Originally published in The Boston Globe, March 16, 2009
The eternal life of Rabbit Angstrom assures his author's too, but this is no substitute for knowing that, in a sequence of rooms at the top of a North Shore house with a wide view of the horizon line, John Updike is at work on something new.
True, a book of stories is scheduled for June, and from a volume of poems to be published next month a selection appears in the most recent New Yorker. But the final page proofs he signed off on, after 55 years in the magazine, are in last week's issue. There is welcome consolation in the unanimous tributes, and Thursday his publishers are hosting in his honor a literary gathering at the New York Public Library. A day sooner, all of his fans can celebrate, by reading him, on the anniversary of his birth.

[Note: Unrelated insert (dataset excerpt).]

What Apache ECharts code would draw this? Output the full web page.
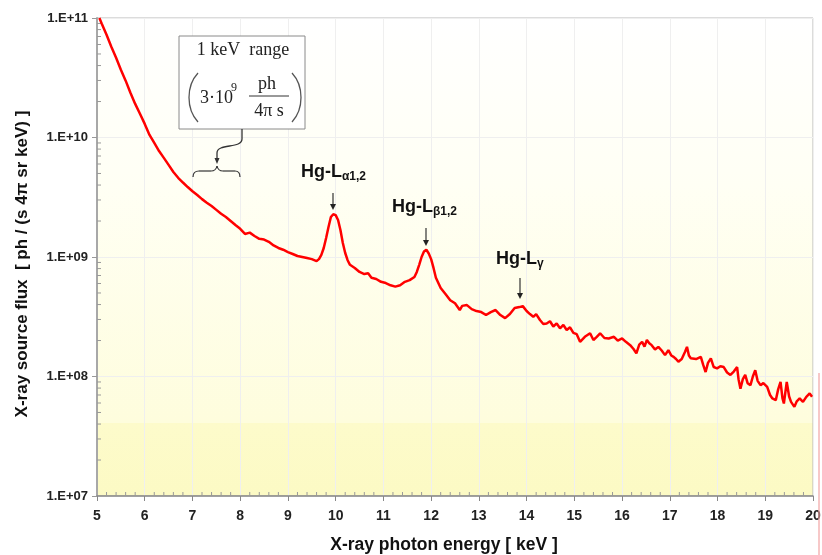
<!DOCTYPE html>
<html>
<head>
<meta charset="utf-8">
<title>X-ray source flux</title>
<script src="https://cdn.jsdelivr.net/npm/echarts@6/dist/echarts.min.js"></script>
<style>
  html, body { margin: 0; padding: 0; background: #fff; }
  #main { width: 822px; height: 555px; }
</style>
</head>
<body>
<div id="main"></div>
<script type="text/javascript">
// spectrum: photon energy [keV] and flux [ph/(s 4pi sr keV)]
var energy = [
  5.05, 5.10, 5.20, 5.30, 5.40, 5.50, 5.60, 5.70, 5.80, 5.90,
  6.00, 6.10, 6.20, 6.30, 6.40, 6.50, 6.60, 6.70, 6.80, 6.90,
  7.00, 7.10, 7.20, 7.30, 7.40, 7.50, 7.60, 7.70, 7.80, 7.90,
  8.00, 8.10, 8.20, 8.30, 8.40, 8.50, 8.60, 8.70, 8.80, 8.90,
  9.00, 9.10, 9.20, 9.30, 9.40, 9.50, 9.60, 9.65, 9.70, 9.75,
  9.80, 9.85, 9.90, 9.95, 10.00, 10.05, 10.10, 10.15, 10.20, 10.25,
  10.30, 10.40, 10.50, 10.60, 10.68, 10.75, 10.85, 10.95, 11.05, 11.15,
  11.25, 11.35, 11.45, 11.55, 11.65, 11.70, 11.75, 11.80, 11.85, 11.90,
  11.95, 12.00, 12.05, 12.10, 12.20, 12.30, 12.40, 12.50, 12.60, 12.65,
  12.75, 12.85, 12.95, 13.05, 13.15, 13.25, 13.35, 13.45, 13.55, 13.65,
  13.75, 13.85, 13.92, 14.00, 14.07, 14.14, 14.20, 14.28, 14.35, 14.42,
  14.49, 14.56, 14.63, 14.70, 14.77, 14.84, 14.91, 14.98, 15.05, 15.12,
  15.22, 15.33, 15.40, 15.47, 15.54, 15.63, 15.72, 15.83, 15.91, 16.00,
  16.08, 16.17, 16.24, 16.30, 16.36, 16.42, 16.47, 16.52, 16.57, 16.62,
  16.69, 16.76, 16.83, 16.90, 16.97, 17.03, 17.08, 17.13, 17.18, 17.25,
  17.32, 17.36, 17.40, 17.44, 17.55, 17.65, 17.70, 17.75, 17.80, 17.86,
  17.92, 17.99, 18.06, 18.13, 18.20, 18.27, 18.34, 18.41, 18.44, 18.48,
  18.53, 18.58, 18.63, 18.69, 18.74, 18.79, 18.84, 18.90, 18.96, 19.04,
  19.10, 19.15, 19.22, 19.27, 19.32, 19.36, 19.39, 19.45, 19.50, 19.54,
  19.61, 19.66, 19.72, 19.79, 19.86, 19.93, 19.98
];
var flux = [
  1.0e11, 8.96e10, 7.24e10, 5.75e10, 4.65e10, 3.69e10, 2.99e10, 2.37e10, 1.91e10, 1.58e10,
  1.30e10, 1.05e10, 9.0e9, 7.7e9, 6.75e9, 5.9e9, 5.15e9, 4.6e9, 4.2e9, 3.85e9,
  3.55e9, 3.3e9, 3.05e9, 2.85e9, 2.67e9, 2.48e9, 2.3e9, 2.16e9, 2.0e9, 1.85e9,
  1.72e9, 1.56e9, 1.60e9, 1.50e9, 1.42e9, 1.40e9, 1.34e9, 1.25e9, 1.19e9, 1.15e9,
  1.10e9, 1.06e9, 1.02e9, 1.00e9, 9.8e8, 9.6e8, 9.25e8, 9.6e8, 1.04e9, 1.19e9,
  1.44e9, 1.78e9, 2.16e9, 2.28e9, 2.24e9, 2.04e9, 1.68e9, 1.31e9, 1.08e9, 9.4e8,
  8.6e8, 8.1e8, 7.5e8, 7.2e8, 7.3e8, 6.7e8, 6.55e8, 6.2e8, 6.05e8, 5.8e8,
  5.65e8, 5.8e8, 6.2e8, 6.4e8, 6.8e8, 7.5e8, 8.6e8, 1.0e9, 1.11e9, 1.15e9,
  1.07e9, 9.6e8, 8.1e8, 6.7e8, 5.5e8, 4.9e8, 4.35e8, 4.1e8, 3.6e8, 3.9e8,
  3.96e8, 3.66e8, 3.53e8, 3.46e8, 3.27e8, 3.46e8, 3.6e8, 3.27e8, 3.08e8, 3.33e8,
  3.74e8, 3.81e8, 3.88e8, 3.53e8, 3.33e8, 3.16e8, 3.33e8, 2.97e8, 2.75e8, 2.78e8,
  2.9e8, 2.62e8, 2.78e8, 2.53e8, 2.7e8, 2.45e8, 2.58e8, 2.32e8, 2.26e8, 1.95e8,
  2.15e8, 2.3e8, 2.02e8, 2.15e8, 2.3e8, 2.1e8, 2.08e8, 2.15e8, 2.0e8, 2.08e8,
  1.95e8, 1.83e8, 1.7e8, 1.56e8, 1.85e8, 1.95e8, 1.78e8, 2.02e8, 1.9e8, 1.83e8,
  1.68e8, 1.77e8, 1.65e8, 1.51e8, 1.66e8, 1.5e8, 1.46e8, 1.4e8, 1.33e8, 1.4e8,
  1.61e8, 1.77e8, 1.5e8, 1.42e8, 1.4e8, 1.46e8, 1.25e8, 1.09e8, 1.3e8, 1.42e8,
  1.2e8, 1.17e8, 1.22e8, 1.2e8, 1.08e8, 1.03e8, 1.1e8, 1.2e8, 9.5e7, 7.9e7,
  9.5e7, 1.03e8, 8.8e7, 8.46e7, 1.0e8, 1.13e8, 9.2e7, 8.46e7, 8.8e7, 8.2e7,
  7.0e7, 6.55e7, 6.34e7, 7.8e7, 9.02e7, 6.6e7, 5.94e7, 9.02e7, 6.8e7, 6.13e7,
  5.57e7, 6.2e7, 6.55e7, 6.13e7, 6.76e7, 7.21e7, 6.76e7
];

// axis ticks
var xTicks = [5, 6, 7, 8, 9, 10, 11, 12, 13, 14, 15, 16, 17, 18, 19, 20];
var yTickValues = [1e7, 1e8, 1e9, 1e10, 1e11];
var yTickLabels = ['1.E+07', '1.E+08', '1.E+09', '1.E+10', '1.E+11'];
var yMinorFactors = [2, 3, 4, 5, 6, 7, 8, 9];
var xMinorSteps = [0.2, 0.4, 0.6, 0.8];

var spectrum = [];
for (var i = 0; i < energy.length; i++) {
    spectrum.push([energy[i], flux[i]]);
}

// minor ticks: [x, y, direction] 0 = on y axis, 1 = on x axis
var minorTicks = [];
for (var d = 0; d < yTickValues.length - 1; d++) {
    for (var k = 0; k < yMinorFactors.length; k++) {
        minorTicks.push([xTicks[0], yTickValues[d] * yMinorFactors[k], 0]);
    }
}
for (var t = 0; t < xTicks.length - 1; t++) {
    for (var m = 0; m < xMinorSteps.length; m++) {
        minorTicks.push([xTicks[t] + xMinorSteps[m], yTickValues[0], 1]);
    }
}

var myChart = echarts.init(document.getElementById('main'));

var sans = '"Liberation Sans", Arial, sans-serif';
var serif = '"Liberation Serif", "Times New Roman", serif';

function hgLabel(x, y, sub) {
    return {
        type: 'text', x: x, y: y, z: 20,
        style: {
            text: '{m|Hg-L}{s|' + sub + '}',
            align: 'left', verticalAlign: 'middle',
            rich: {
                m: { fontSize: 18, fontWeight: 'bold', fontFamily: sans, fill: '#111', lineHeight: 20 },
                s: { fontSize: 12, fontWeight: 'bold', fontFamily: sans, fill: '#111', padding: [10, 0, 0, 0] }
            }
        }
    };
}
function seg(x1, y1, x2, y2, w) {
    return { type: 'line', z: 20, shape: { x1: x1, y1: y1, x2: x2, y2: y2 }, style: { stroke: '#333', lineWidth: w || 1.2 } };
}
function curve(x1, y1, cx, cy, x2, y2) {
    return { type: 'bezierCurve', z: 20, shape: { x1: x1, y1: y1, cpx1: cx, cpy1: cy, x2: x2, y2: y2 }, style: { stroke: '#333', lineWidth: 1.2, fill: null } };
}
function downArrow(x, y1, y2) {
    return [
        seg(x, y1, x, y2 - 4, 1.2),
        { type: 'polygon', z: 20, shape: { points: [[x - 3, y2 - 6], [x + 3, y2 - 6], [x, y2]] }, style: { fill: '#222' } }
    ];
}

var graphics = [
    // 1 keV range box
    { type: 'rect', z: 20, shape: { x: 179, y: 36, width: 126, height: 93 }, style: { fill: '#fff', stroke: '#8a8a8a', lineWidth: 1 } },
    { type: 'text', z: 21, x: 243, y: 50, style: { text: '1 keV  range', font: '18px ' + serif, fill: '#222', align: 'center', verticalAlign: 'middle' } },
    { type: 'bezierCurve', z: 21, shape: { x1: 198, y1: 73, cpx1: 186, cpy1: 86, cpx2: 186, cpy2: 109, x2: 198, y2: 122 }, style: { stroke: '#555', lineWidth: 1.3, fill: null } },
    { type: 'bezierCurve', z: 21, shape: { x1: 292, y1: 73, cpx1: 304, cpy1: 86, cpx2: 304, cpy2: 109, x2: 292, y2: 122 }, style: { stroke: '#555', lineWidth: 1.3, fill: null } },
    { type: 'text', z: 21, x: 200, y: 98, style: { text: '3·10', font: '18px ' + serif, fill: '#222', align: 'left', verticalAlign: 'middle' } },
    { type: 'text', z: 21, x: 231, y: 88, style: { text: '9', font: '12px ' + serif, fill: '#222', align: 'left', verticalAlign: 'middle' } },
    { type: 'text', z: 21, x: 267, y: 84, style: { text: 'ph', font: '18px ' + serif, fill: '#222', align: 'center', verticalAlign: 'middle' } },
    { type: 'line', z: 21, shape: { x1: 249, y1: 96, x2: 289, y2: 96 }, style: { stroke: '#333', lineWidth: 1 } },
    { type: 'text', z: 21, x: 269, y: 111, style: { text: '4π s', font: '18px ' + serif, fill: '#222', align: 'center', verticalAlign: 'middle' } },
    // connector from box to brace
    seg(242, 129, 242, 139, 1.3),
    { type: 'bezierCurve', z: 20, shape: { x1: 242, y1: 139, cpx1: 242, cpy1: 149, cpx2: 217, cpy2: 143, x2: 217, y2: 153 }, style: { stroke: '#333', lineWidth: 1.3, fill: null } },
    seg(217, 153, 217, 159, 1.3),
    { type: 'polygon', z: 20, shape: { points: [[214.5, 158], [219.5, 158], [217, 164]] }, style: { fill: '#333' } },
    // brace over 7..8 keV
    curve(193, 177, 193, 171, 199, 171),
    seg(199, 171, 211, 171),
    curve(211, 171, 216, 171, 217, 166),
    curve(217, 166, 218, 171, 223, 171),
    seg(223, 171, 235, 171),
    curve(235, 171, 240, 171, 240, 177),
    // line labels
    hgLabel(301, 172, 'α1,2'),
    hgLabel(392, 207, 'β1,2'),
    hgLabel(496, 259, 'γ'),
    // stray mark at the right edge
    { type: 'line', z: 5, shape: { x1: 819, y1: 373, x2: 819, y2: 555 }, style: { stroke: '#f2a3a3', lineWidth: 1.2 } }
];
graphics = graphics.concat(downArrow(333, 193, 210), downArrow(426, 228, 246), downArrow(520, 278, 299));

option = {
    animation: false,
    backgroundColor: '#ffffff',
    grid: {
        left: 97, right: 9, top: 18, bottom: 59,
        containLabel: false,
        outerBoundsMode: 'none',
        show: true,
        borderColor: '#b8b8b8',
        borderWidth: 1,
        backgroundColor: new echarts.graphic.LinearGradient(0, 0, 0, 1, [
            { offset: 0, color: '#ffffff' },
            { offset: 0.35, color: '#fffff4' },
            { offset: 0.846, color: '#fefddd' },
            { offset: 0.847, color: '#fdfbcb' },
            { offset: 1, color: '#fcfac4' }
        ])
    },
    xAxis: {
        type: 'value',
        min: 5, max: 20, interval: 1,
        name: 'X-ray photon energy [ keV ]',
        nameLocation: 'middle',
        nameGap: 40,
        nameTextStyle: { fontFamily: sans, fontWeight: 'bold', fontSize: 17.5, color: '#111', padding: [0, 22, 0, 0] },
        axisLine: { lineStyle: { color: '#888', width: 1.5 } },
        axisTick: { length: 5, lineStyle: { color: '#888' } },
        axisLabel: { fontFamily: sans, fontWeight: 'bold', fontSize: 14, color: '#222', margin: 13 },
        splitLine: { show: true, lineStyle: { color: '#efefef', width: 1 } }
    },
    yAxis: {
        type: 'log',
        logBase: 10,
        min: 1e7, max: 1e11,
        name: 'X-ray source flux  [ ph / (s 4π sr keV) ]',
        nameLocation: 'middle',
        nameGap: 66,
        nameTextStyle: { fontFamily: sans, fontWeight: 'bold', fontSize: 17, color: '#111', padding: [0, 14, 0, 0] },
        axisLine: { lineStyle: { color: '#a8a8a8', width: 2 } },
        axisTick: { length: 5, lineStyle: { color: '#999' } },
        axisLabel: {
            fontFamily: sans, fontWeight: 'bold', fontSize: 13, color: '#222', margin: 9,
            formatter: function (value) {
                var idx = Math.round(Math.log(value) / Math.LN10) - 7;
                return yTickLabels[idx] || '';
            }
        },
        splitLine: { show: true, lineStyle: { color: '#efefef', width: 1 } }
    },
    series: [
        {
            type: 'custom',
            coordinateSystem: 'cartesian2d',
            silent: true,
            z: 3,
            data: minorTicks,
            renderItem: function (params, api) {
                var p = api.coord([api.value(0), api.value(1)]);
                var horiz = api.value(2) === 0;
                return {
                    type: 'line',
                    shape: horiz
                        ? { x1: p[0], y1: p[1], x2: p[0] + 4, y2: p[1] }
                        : { x1: p[0], y1: p[1], x2: p[0], y2: p[1] - 4 },
                    style: { stroke: '#999', lineWidth: 1 }
                };
            }
        },
        {
            type: 'line',
            data: spectrum,
            showSymbol: false,
            smooth: false,
            z: 4,
            lineStyle: { color: '#ff0000', width: 2.5 }
        }
    ],
    graphic: graphics
};

myChart.setOption(option);
</script>
</body>
</html>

In the days after his death in late January, as a deliberate means of keeping his voice alive and well on the page, I re-read his first two books in their slim antique 50-cent Fawcett Crest paperback editions. The 16 stories in The Same Door had all been published in The New Yorker during Updike's first five years out of college, but the collection was even preceded in 1958 by the publication of his first novel, The Poorhouse Fair. "Put his name down as someone whose books you will want to read, this year and in the future," proclaimed The Houston Post. The New York Herald Tribune said about the novel, "It is startling as well as gratifying that one so young should prove, within a few pages, to write so well and be so wise."

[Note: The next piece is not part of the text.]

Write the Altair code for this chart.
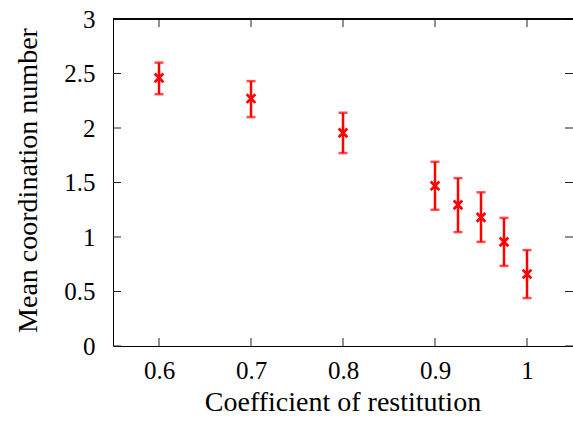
import altair as alt
import pandas as pd

restitution = [0.6, 0.7, 0.8, 0.9, 0.925, 0.95, 0.975, 1.0]
mean_cn = [2.46, 2.27, 1.955, 1.47, 1.295, 1.18, 0.955, 0.66]
err_lo = [2.31, 2.10, 1.77, 1.25, 1.045, 0.955, 0.735, 0.44]
err_hi = [2.60, 2.43, 2.14, 1.69, 1.54, 1.41, 1.175, 0.88]
x_ticks = [0.6, 0.7, 0.8, 0.9, 1.0]
y_ticks = [0, 0.5, 1, 1.5, 2, 2.5, 3]
x_title = ["Coefficient of restitution"]
y_title = ["Mean coordination number"]

W, H = 460, 327
FONT = "Times New Roman, Liberation Serif, Times, serif"
RED = "#ff0000"

df = pd.DataFrame({"e": restitution, "m": mean_cn, "lo": err_lo, "hi": err_hi})
xt = pd.DataFrame({"t": x_ticks})
yt = pd.DataFrame({"t": y_ticks})

xscale = alt.Scale(domain=[0.55, 1.05], nice=False, zero=False)
yscale = alt.Scale(domain=[0, 3], nice=False, zero=False)

xaxis = alt.Axis(values=x_ticks, title=None, grid=False,
                 ticks=False, tickSize=0, domainColor="black", domainWidth=1,
                 labelFont=FONT, labelFontSize=25, labelColor="black", labelPadding=12,
                 labelExpr="datum.value == 1 ? '1' : format(datum.value, '.1f')")
yaxis = alt.Axis(values=y_ticks, title=None, grid=False,
                 ticks=False, tickSize=0, domainColor="black", domainWidth=1,
                 labelFont=FONT, labelFontSize=25, labelColor="black", labelPadding=18,
                 labelExpr="format(datum.value, '')")

base = alt.Chart(df)

bars = base.mark_rule(color=RED, strokeWidth=2.5).encode(
    x=alt.X("e:Q", scale=xscale, axis=xaxis),
    y=alt.Y("lo:Q", scale=yscale, axis=yaxis),
    y2="hi:Q",
)
cap_lo = base.mark_tick(color=RED, orient="horizontal", size=9, thickness=2.5).encode(
    x=alt.X("e:Q", scale=xscale), y=alt.Y("lo:Q", scale=yscale))
cap_hi = base.mark_tick(color=RED, orient="horizontal", size=9, thickness=2.5).encode(
    x=alt.X("e:Q", scale=xscale), y=alt.Y("hi:Q", scale=yscale))
pts = base.mark_point(shape="M-1,-1L1,1M-1,1L1,-1", color=RED, strokeWidth=2.7,
                      size=75, filled=False, opacity=1).encode(
    x=alt.X("e:Q", scale=xscale), y=alt.Y("m:Q", scale=yscale))

tick_style = dict(color="#222222", strokeWidth=1)
xt_bot = alt.Chart(xt).mark_rule(**tick_style).encode(
    x=alt.X("t:Q", scale=xscale), y=alt.value(H), y2=alt.value(H - 8))
xt_top = alt.Chart(xt).mark_rule(**tick_style).encode(
    x=alt.X("t:Q", scale=xscale), y=alt.value(0), y2=alt.value(8))
yt_left = alt.Chart(yt).mark_rule(**tick_style).encode(
    y=alt.Y("t:Q", scale=yscale), x=alt.value(0), x2=alt.value(8))
yt_right = alt.Chart(yt).mark_rule(**tick_style).encode(
    y=alt.Y("t:Q", scale=yscale), x=alt.value(W), x2=alt.value(W - 8))
top_border = alt.Chart(xt).mark_rule(color="black", strokeWidth=1).encode(
    x=alt.value(0), x2=alt.value(W), y=alt.value(0))

xtitle = alt.Chart(pd.DataFrame({"s": x_title})).mark_text(
    font=FONT, fontSize=28, color="black", align="center", baseline="alphabetic"
).encode(text="s:N", x=alt.value(W / 2), y=alt.value(392))
ytitle = alt.Chart(pd.DataFrame({"s": y_title})).mark_text(
    font=FONT, fontSize=28, color="black", align="center", baseline="alphabetic", angle=270
).encode(text="s:N", x=alt.value(-76), y=alt.value(H / 2 - 2))

chart = alt.layer(bars, cap_lo, cap_hi, pts, xt_bot, xt_top, yt_left, yt_right, top_border,
                  xtitle, ytitle).properties(
    width=W, height=H,
    autosize=alt.AutoSizeParams(type="none"),
    padding={"left": 113, "top": 19, "right": 0, "bottom": 75},
    background="white",
).configure(font=FONT).configure_view(stroke=None)

chart.save("out.html", embed_options={"renderer": "svg", "actions": False})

His second story in that first collection, called "Ace in the Hole," already introduces a protagonist who isn't living up to the glory days of his all-time success as a high school basketball star. Fred "Ace" Anderson seems a prototype for Harry "Rabbit" Angstrom, whose only claim (until becoming a literary all-star with the publication of Rabbit, Run in 1960) was local fame for twice setting the B-league's scoring record. With Updike's own career getting off to such a slam-dunk start, perhaps Rabbit became the lucky charm Updike was carrying in his pocket to protect himself against the curse of peaking too soon.
As if taking nothing for granted, a new novel in the Rabbit series would appear at the beginning of every decade, and even after Harry collapses in Florida during a pick-up game and dies at age 56 in Rabbit at Rest, the sequel Rabbit Remembered made a surprise arrival with the new millennium. "He didn't really have a calling, after high school," was the bleak summary definition that Rabbit's creator seemed determined to defy, and did.
In Updike's series of writing rooms he had desks dedicated to fiction or poetry or criticism or essays, so while Rabbit is now relinquished, readers will continue to celebrate this prodigious diligence and its sparkling output. In last month's anniversary issue of The New Yorker is a selection from the more than 800 Updike contributions to the magazine, a collection of "Picked-Up Pieces" by which to remember him. Or look back to an issue from last October, where the author searches, in a "Life and Letters" piece called "A Desert Encounter," for a prized hat feared lost. "At this latitude, the elderly need to shelter their heads," Updike knows, so when "an older man" happens by to both complicate and simplify the search, a perplexed but authentic kindness—no eastern irony, which "doesn't carry across the Mississippi"—emerges between them.
This instance of the hierarchy of aging, with all its befuddled humor, recalls the other pair of old guys from Updike's first novel published exactly half a century earlier. In my own first reading of The Poorhouse Fair I was too inexperienced to appreciate the critical distinction he makes on the second page, but now I see both its wisdom and the sad truth of its application to the loss of this writer. "Also, there was something in the relationship of Hook's teaching the younger man how to be old; Hook at 94 had been old a third of his life, whereas Gregg, just 70, had barely begun."